Required work:
Output the line that holds "Write the matplotlib code for this chart.", the line that holds "h_qaoa = [0.196, 0.213, 0.211, 0.200]", and every line between them, exactly, but none of the pictures.

Extracted records:

+ + +

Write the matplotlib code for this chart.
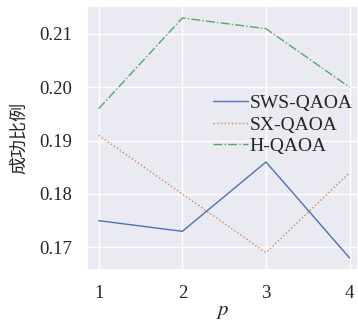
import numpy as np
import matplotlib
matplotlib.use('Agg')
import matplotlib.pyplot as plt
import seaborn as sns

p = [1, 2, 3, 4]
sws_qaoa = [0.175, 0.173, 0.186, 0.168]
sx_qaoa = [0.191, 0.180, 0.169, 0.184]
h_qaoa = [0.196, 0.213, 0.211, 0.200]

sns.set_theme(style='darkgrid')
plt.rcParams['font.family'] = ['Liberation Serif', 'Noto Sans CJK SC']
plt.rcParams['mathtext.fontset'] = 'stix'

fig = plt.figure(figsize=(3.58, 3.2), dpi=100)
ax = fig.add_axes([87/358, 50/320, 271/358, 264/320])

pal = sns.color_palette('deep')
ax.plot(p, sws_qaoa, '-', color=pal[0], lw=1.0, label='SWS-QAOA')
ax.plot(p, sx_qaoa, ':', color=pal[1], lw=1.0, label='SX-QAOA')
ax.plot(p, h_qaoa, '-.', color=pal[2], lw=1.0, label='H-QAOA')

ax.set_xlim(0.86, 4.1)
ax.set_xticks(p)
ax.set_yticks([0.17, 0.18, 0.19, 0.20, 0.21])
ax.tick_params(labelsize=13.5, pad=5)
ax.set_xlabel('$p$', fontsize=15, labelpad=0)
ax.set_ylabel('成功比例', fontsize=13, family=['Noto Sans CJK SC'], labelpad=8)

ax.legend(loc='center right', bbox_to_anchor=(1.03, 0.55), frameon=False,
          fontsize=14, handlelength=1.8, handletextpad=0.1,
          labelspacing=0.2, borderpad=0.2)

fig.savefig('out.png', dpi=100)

+ + +

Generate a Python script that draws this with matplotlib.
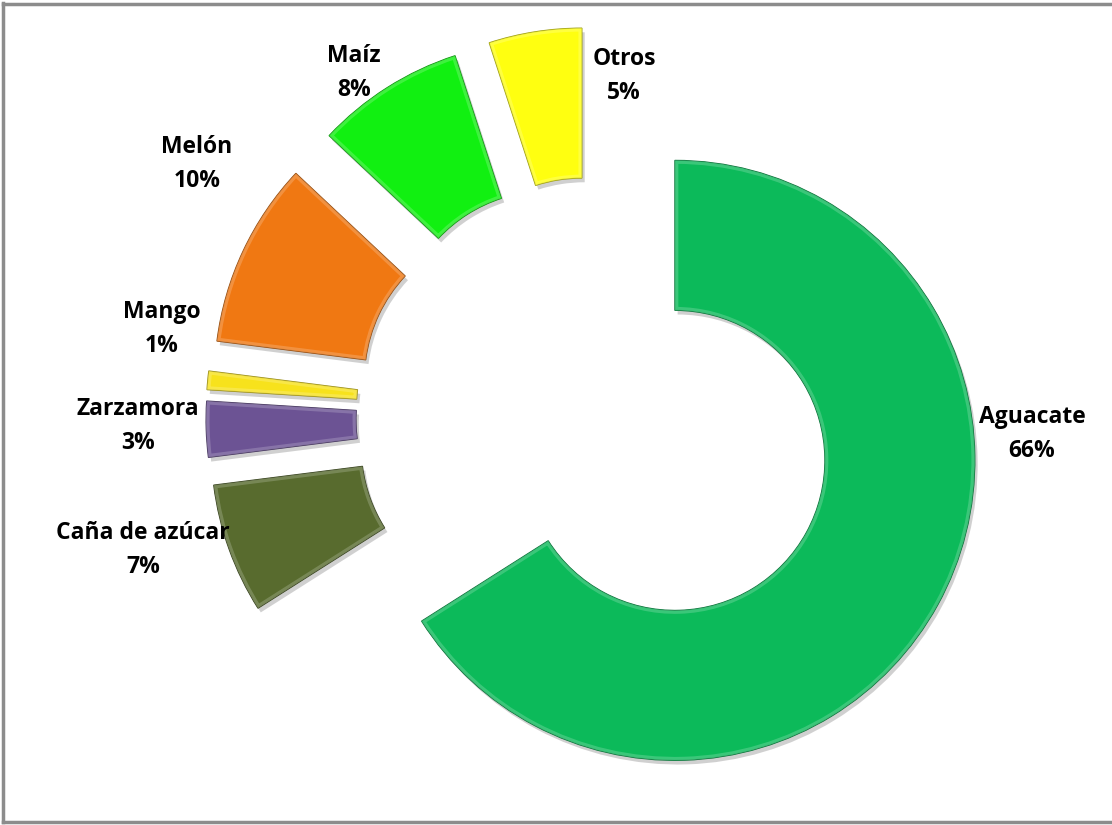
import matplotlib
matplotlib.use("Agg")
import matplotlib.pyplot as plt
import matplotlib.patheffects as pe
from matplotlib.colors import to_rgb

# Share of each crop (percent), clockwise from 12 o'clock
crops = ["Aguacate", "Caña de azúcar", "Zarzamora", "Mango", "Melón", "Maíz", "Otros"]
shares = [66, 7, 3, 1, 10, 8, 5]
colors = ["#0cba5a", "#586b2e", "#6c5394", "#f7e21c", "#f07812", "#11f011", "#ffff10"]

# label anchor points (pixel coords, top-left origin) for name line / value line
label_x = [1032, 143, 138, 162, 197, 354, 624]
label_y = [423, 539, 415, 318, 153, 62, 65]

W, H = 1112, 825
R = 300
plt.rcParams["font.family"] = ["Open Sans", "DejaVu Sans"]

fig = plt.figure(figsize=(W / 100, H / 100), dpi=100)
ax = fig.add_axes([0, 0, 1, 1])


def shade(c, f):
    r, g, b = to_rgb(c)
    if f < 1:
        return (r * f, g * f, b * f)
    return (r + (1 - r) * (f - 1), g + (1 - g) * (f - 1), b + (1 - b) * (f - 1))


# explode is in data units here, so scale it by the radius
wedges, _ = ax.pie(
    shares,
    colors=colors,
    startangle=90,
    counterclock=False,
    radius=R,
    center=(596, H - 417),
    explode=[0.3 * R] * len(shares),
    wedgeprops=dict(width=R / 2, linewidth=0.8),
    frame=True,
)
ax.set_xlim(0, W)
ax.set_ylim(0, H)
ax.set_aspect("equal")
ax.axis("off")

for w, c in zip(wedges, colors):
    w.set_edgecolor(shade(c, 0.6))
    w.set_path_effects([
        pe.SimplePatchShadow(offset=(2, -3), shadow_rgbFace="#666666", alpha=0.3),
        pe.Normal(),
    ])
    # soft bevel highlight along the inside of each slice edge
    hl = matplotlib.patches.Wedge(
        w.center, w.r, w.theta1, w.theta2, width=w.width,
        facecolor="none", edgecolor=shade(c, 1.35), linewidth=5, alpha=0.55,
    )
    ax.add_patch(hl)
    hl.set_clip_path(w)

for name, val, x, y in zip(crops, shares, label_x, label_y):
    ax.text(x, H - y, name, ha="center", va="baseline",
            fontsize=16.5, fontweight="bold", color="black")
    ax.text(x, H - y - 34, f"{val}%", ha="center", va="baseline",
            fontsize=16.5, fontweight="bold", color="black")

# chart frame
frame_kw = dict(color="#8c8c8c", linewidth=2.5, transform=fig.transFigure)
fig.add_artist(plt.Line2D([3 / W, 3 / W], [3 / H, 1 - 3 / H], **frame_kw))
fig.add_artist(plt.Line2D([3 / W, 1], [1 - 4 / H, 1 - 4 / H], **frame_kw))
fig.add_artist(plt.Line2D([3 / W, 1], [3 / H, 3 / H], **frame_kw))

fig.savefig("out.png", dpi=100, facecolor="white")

+ + +

Result of the exercise:
Write the matplotlib code for this chart.
import numpy as np
import matplotlib
matplotlib.use('Agg')
import matplotlib.pyplot as plt
import seaborn as sns

p = [1, 2, 3, 4]
sws_qaoa = [0.175, 0.173, 0.186, 0.168]
sx_qaoa = [0.191, 0.180, 0.169, 0.184]
h_qaoa = [0.196, 0.213, 0.211, 0.200]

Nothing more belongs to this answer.